IN THE COURT OF APPEALS OF IOWA

No. 23-0850 Filed April 10, 2024

IN RE THE MARRIAGE OF CHRISTINA LYNN JENNINGS AND WAYNE ALLEN JENNINGS

Upon the Petition of CHRISTINA LYNN JENNINGS, Petitioner-Appellee,

And Concerning WAYNE ALLEN JENNINGS, Respondent-Appellant. ________________________________________________________________

Appeal from the Iowa District Court for Story County, Bethany Currie,

Judge.

A father appeals from an order modifying the physical-care placement of

one of the parties’ children to the mother’s physical care. AFFIRMED.

Andrew B. Howie of Shindler, Anderson, Goplerud & Weese, P.C., West

Des Moines, for appellant.

Jamie Hunter of Dickey & Campbell Law Firm, PLC, Des Moines, for

appellee.

Considered by Schumacher, P.J., and Ahlers and Langholz, JJ. 2

LANGHOLZ, Judge.

Wayne Jennings appeals from an order granting Christina Jennings’s

petition to modify the physical-care provisions of their dissolution decree and

changing the placement of one of their children from joint physical care to

Christina’s physical care.1 Yet Wayne does not make a challenge to the merits of

the modification order. Rather, he contends only that the district court improperly

limited the evidence he could present at the one-day modification trial. And so,

Wayne asks us to reverse the district court’s order and remand for a new trial.

But—as Christina correctly points out—Wayne did not preserve error on this

argument. He accepted the limitations during trial and made no offers of proof on

the evidence he now asserts was improperly kept out of the record. And to the

extent that he argues the error only became apparent after the district court’s

ruling, he did not bring that error to the court’s attention by moving to reconsider

or enlarge the court’s ruling under Iowa Rule of Civil Procedure 1.904. Because

error is not preserved, we cannot consider his only argument on appeal. And given

the financial circumstances of the parties and the relative merits of the appeal, we

grant Christina’s request for $4394 in appellate attorney fees.

I. Error Preservation

Before we can consider a claim of error on appeal, a party must first

preserve the error by raising it in the district court. See Meier v. Senecaut, 641

N.W.2d 532, 537 (Iowa 2002). This gives the district court a chance to correct the

error itself “at a time when corrective action can be taken.” In re Marriage of Heiar,

1 The parties’ two other children are no longer minors and thus not subject to

placement under the dissolution decree. 3

954 N.W.2d 464, 470 (Iowa Ct. App. 2020) (cleaned up). It prevents

“sandbagging—that is, it does not allow a party to choose to remain silent in the

trial court in the face of error, take a chance on a favorable outcome, and

subsequently assert error on appeal if the outcome in the trial court is unfavorable.”

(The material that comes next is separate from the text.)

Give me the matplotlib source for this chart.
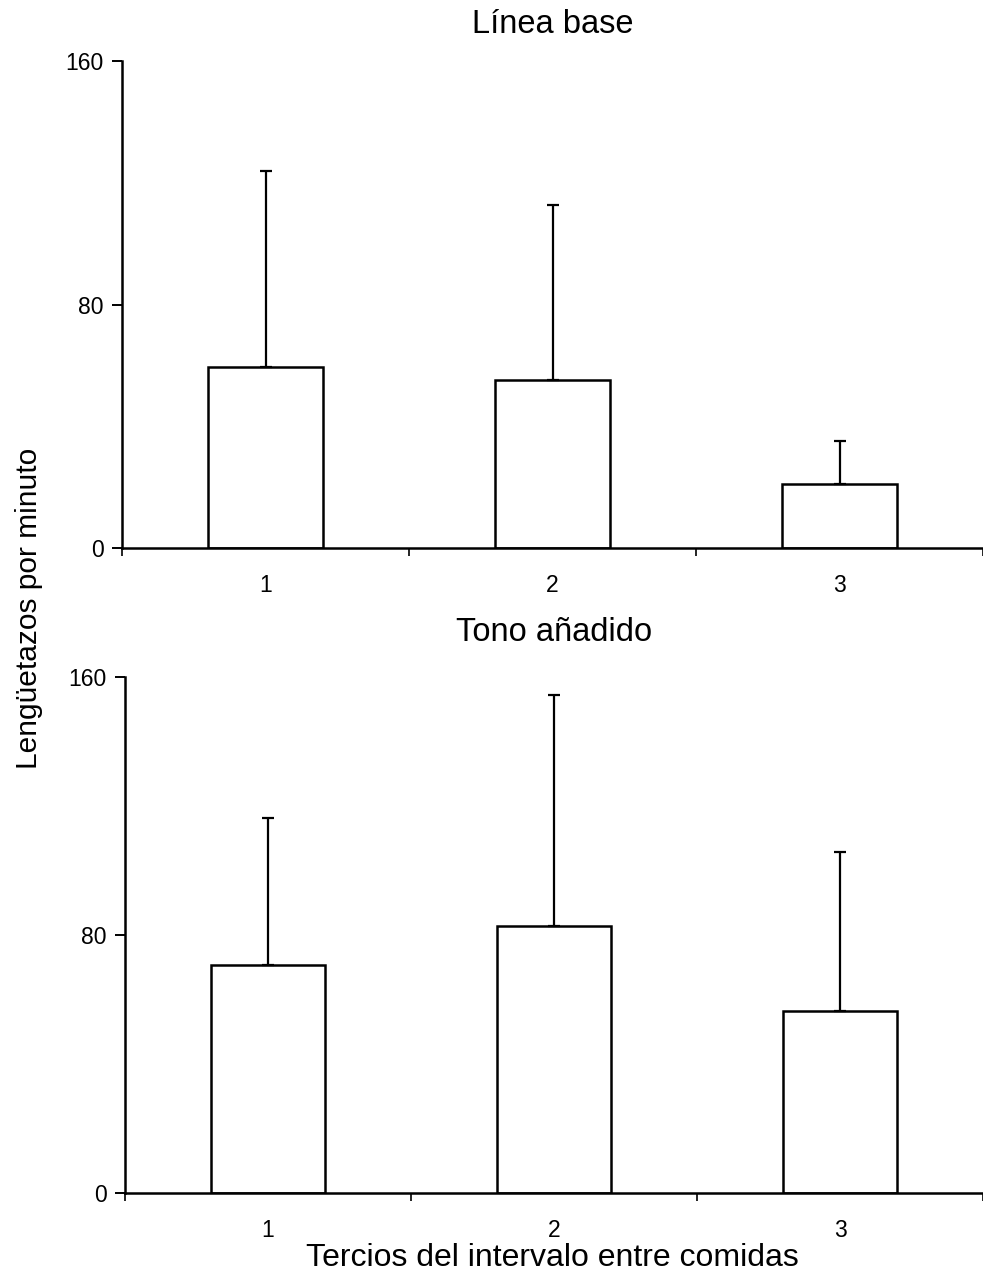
import numpy as np
import matplotlib.pyplot as plt

plt.rcParams['font.family'] = ['Liberation Sans', 'DejaVu Sans']

categories = ["1", "2", "3"]
baseline_means = [59.5, 55.2, 21.0]
baseline_err = [64.4, 57.5, 14.2]
tone_means = [70.7, 82.8, 56.4]
tone_err = [45.6, 71.6, 49.3]

fig = plt.figure(figsize=(9.83, 12.84), dpi=100)
ax1 = fig.add_axes([0.1241, 0.5732, 0.876, 0.3793])
ax2 = fig.add_axes([0.1272, 0.0709, 0.873, 0.4019])

x = np.arange(1, len(categories) + 1)

for ax, means, errs, title, tpad in [
    (ax1, baseline_means, baseline_err, "Línea base", 20),
    (ax2, tone_means, tone_err, "Tono añadido", 26),
]:
    ax.bar(x, means, width=0.4, color="white", edgecolor="black", linewidth=1.8,
           yerr=[np.zeros(len(errs)), errs], capsize=4,
           error_kw=dict(ecolor="black", elinewidth=1.6, capthick=1.6))
    ax.set_xlim(0.5, 3.5)
    ax.set_ylim(0, 160)
    ax.set_yticks([0, 80, 160])
    ax.set_xticks([0.5, 1.5, 2.5, 3.5])
    ax.set_xticklabels([])
    ax.set_xticks(x, minor=True)
    ax.set_xticklabels(categories, minor=True)
    ax.tick_params(axis="x", which="major", direction="out", length=6, width=1.2)
    ax.tick_params(axis="x", which="minor", length=0, pad=19, labelsize=16.5)
    ax.tick_params(axis="y", direction="out", length=7, width=1.4, labelsize=16.5, pad=6)
    ax.spines["top"].set_visible(False)
    ax.spines["right"].set_visible(False)
    ax.spines["left"].set_linewidth(1.8)
    ax.spines["bottom"].set_linewidth(1.8)
    ax.set_title(title, fontsize=23.5, pad=tpad)

fig.text(0.03, 0.526, "Lengüetazos por minuto", rotation=90, fontsize=21.5,
         ha="center", va="center")
fig.text(0.562, 0.020, "Tercios del intervalo entre comidas", fontsize=23,
         ha="center", va="center")

fig.savefig("out.png", dpi=100)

State v. Crawford, 972 N.W.2d 189, 199 (Iowa 2022) (cleaned up). And it ensures

that we are acting as a court of appeals, reviewing a decision made by the district

court rather than considering it for the first time on appeal. See Meier, 641 N.W.2d

at 537. This error-preservation requirement applies even to dissolution

proceedings that we review de novo. See In re Marriage of Huston, 263 N.W.2d

697, 699–700 (Iowa 1978).

Wayne’s sole argument on appeal is procedural. He argues that the district

court improperly prevented him from presenting evidence about the parties’

conduct before December 2020 and then considered some evidence that the

parties had still submitted from that earlier timeframe in its modification ruling. And

he contends this prejudiced him because he would have presented his case

differently if the district court had not limited him. But Wayne did not take the

actions in the district court that he should have to preserve error for our review.

The issue Wayne tries to challenge arose because the district court is first

tasked in this modification proceeding with deciding whether a substantial and

material change in circumstances arose since the last modification order. See

Shepard v. Gerholdt, 60 N.W.2d 547, 549 (Iowa 1953). As the district court

explained in its ruling, “physical care was not raised as an issue since the

modification pending in 2015/2016.” But the parties kept litigating on various other

issues after that time, resulting in multiple orders, including a December 2020 order 4

that adopted the parties’ stipulation, which as the court explained, “confirmed joint

legal custody and shared physical care, but those were not genuine issues raised

in those proceedings.”

Early in the trial, the court tried to steer the parties to focus on the relevant

time frame and mistakenly thought the relevant order was the one from December

2020, stating, “I don’t even remember what the question was from a thousand

years ago, but I do know that there was a most recent stipulation in 2020, I think,

so nothing should be going before December of 2020. None of that is relevant

unless you’re just saying, hey, nothing changed.” In response, Wayne’s counsel

did not correct the court’s mistake. Instead, he reinforced it, asking “Just so there’s

some clarity for everyone involved, because it might get this case done quicker,

the court is looking at what has changed since the last court order which was in

December of 2020; is that correct?” The court agreed and Wayne then generally

proceeded through trial within that limitation.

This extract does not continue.